Of course, the times Polk touched the ball, he looked like he could do some really special stuff. That's why I think we're going to see a heavy dose of the true freshman against Georgia's fast, athletic defense. He is really the one receiver who: A) gets consistent run and B) has speed that I would describe as "gamebreaking." If the coaching staff wants to somewhat justify burning his redshirt this year, I think the best way to do that would be to feed him early and often. If last year's bowl game's breakout star could be a wide receiver, why not try to go to that well again?
Eli: Paris Palmer
Palmer spent the entire season being a very hit or miss player, with a lot more misses than hits. However, the times he did perform well you could tell that he had the ability and talent to be a good lineman. He, along with a few others, had the misfortune of having started sooner than they were ready.

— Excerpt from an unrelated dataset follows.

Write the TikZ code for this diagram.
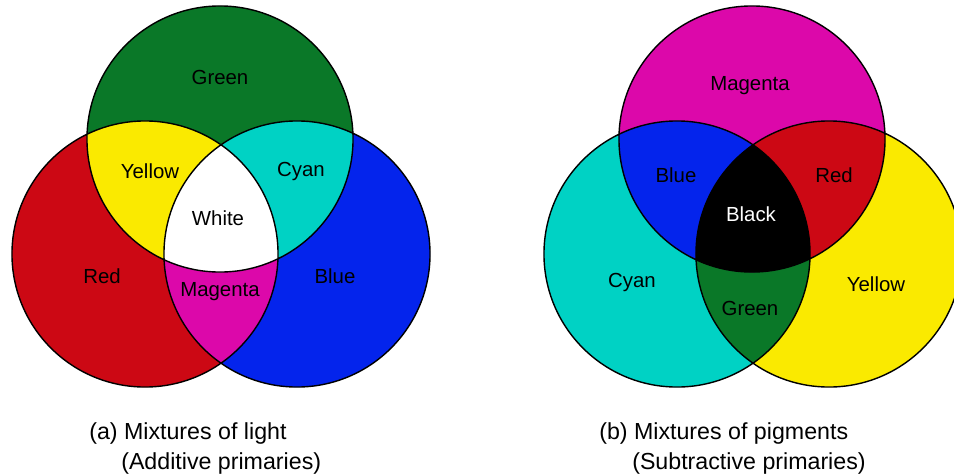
\documentclass[tikz,border=0pt]{standalone}
\usepackage{fontspec}
\setmainfont{Liberation Sans}
\usepackage{xcolor}
\usepackage{tikz}
\usetikzlibrary{positioning}

\definecolor{cRed}{RGB}{204,8,20}
\definecolor{cGreen}{RGB}{10,120,40}
\definecolor{cBlue}{RGB}{4,36,236}
\definecolor{cYellow}{RGB}{250,234,0}
\definecolor{cCyan}{RGB}{0,210,196}
\definecolor{cMagenta}{RGB}{220,8,170}
\newcommand{\rad}{3.325cm}

\tikzset{rim/.style={draw=black,line width=1pt},
         lbl/.style={font=\fontsize{14.5}{17}\selectfont,inner sep=1pt},
         capline/.style={font=\fontsize{16.5}{19}\selectfont,anchor=west,inner sep=0pt}}

\begin{document}
\begin{tikzpicture}[x=0.025cm,y=-0.025cm]
\clip (0,0) rectangle (954,475);
\fill[white] (0,0) rectangle (954,475);

% (a) additive
\coordinate (gA) at (220,139);
\coordinate (rA) at (145,254);
\coordinate (bA) at (297,254);
\fill[cGreen] (gA) circle (\rad);
\fill[cRed] (rA) circle (\rad);
\fill[cBlue] (bA) circle (\rad);
\begin{scope}
  \clip (rA) circle (\rad);
  \fill[cMagenta] (bA) circle (\rad);
\end{scope}
\begin{scope}
  \clip (gA) circle (\rad);
  \fill[cYellow] (rA) circle (\rad);
  \fill[cCyan] (bA) circle (\rad);
  \clip (rA) circle (\rad);
  \fill[white] (bA) circle (\rad);
\end{scope}
\draw[rim] (gA) circle (\rad) (rA) circle (\rad) (bA) circle (\rad);

\node[lbl] (greenA) at (220,77) {Green};
\node[lbl] (yellowA) at (150,171) {Yellow};
\node[lbl] (cyanA) at (301,171) {Cyan};
\node[lbl] (whiteA) at (218,218) {White};
\node[lbl] (redA) at (102,276) {Red};
\node[lbl] (magentaA) at (220,292) {Magenta};
\node[lbl] (blueA) at (335,276) {Blue};

% (b) subtractive
\coordinate (mB) at (752,139);
\coordinate (cB) at (677,254);
\coordinate (yB) at (829,254);
\fill[cMagenta] (mB) circle (\rad);
\fill[cCyan] (cB) circle (\rad);
\fill[cYellow] (yB) circle (\rad);
\begin{scope}
  \clip (cB) circle (\rad);
  \fill[cGreen] (yB) circle (\rad);
\end{scope}
\begin{scope}
  \clip (mB) circle (\rad);
  \fill[cBlue] (cB) circle (\rad);
  \fill[cRed] (yB) circle (\rad);
  \clip (cB) circle (\rad);
  \fill[black] (yB) circle (\rad);
\end{scope}
\draw[rim] (mB) circle (\rad) (cB) circle (\rad) (yB) circle (\rad);

\node[lbl] (magentaB) at (750,86) {Magenta};
\node[lbl] (blueB) at (676,175) {Blue};
\node[lbl] (redB) at (834,175) {Red};
\node[lbl,white] (blackB) at (751,214) {Black};
\node[lbl] (cyanB) at (632,282) {Cyan};
\node[lbl] (greenB) at (750,308) {Green};
\node[lbl] (yellowB) at (876,284) {Yellow};

% captions
\node[capline] (capA) at (89,433) {(a) Mixtures of light};
\node[capline] (subA) at (121,463) {(Additive primaries)};
\node[capline] (capB) at (599,433) {(b) Mixtures of pigments};
\node[capline] (subB) at (632,463) {(Subtractive primaries)};
\end{tikzpicture}
\end{document}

Now that he's had the season to get acclimated to Division I game speed, the reps will allow him to slow everything down during these bowl practices. You'll see a more confident guy who will be able to protect Hackenberg's blind side for most of the game. Honorable mention goes to Brendan Mahon, who is in a similar position to Paris Palmer
Tim A.: Manny Bowen
Injuries at the linebacker position forced Bowen into significant game action much sooner than the coaching staff probably would've liked. However, the experience gained from being thrown into the fire early on could very well pay off come bowl time, whether it's being a gunner on special teams or wreaking havoc on opposing receivers/running backs/quarterbacks when in the game at linebacker. A solid showing in the bowl game could be a springboard to an even better sophomore campaign.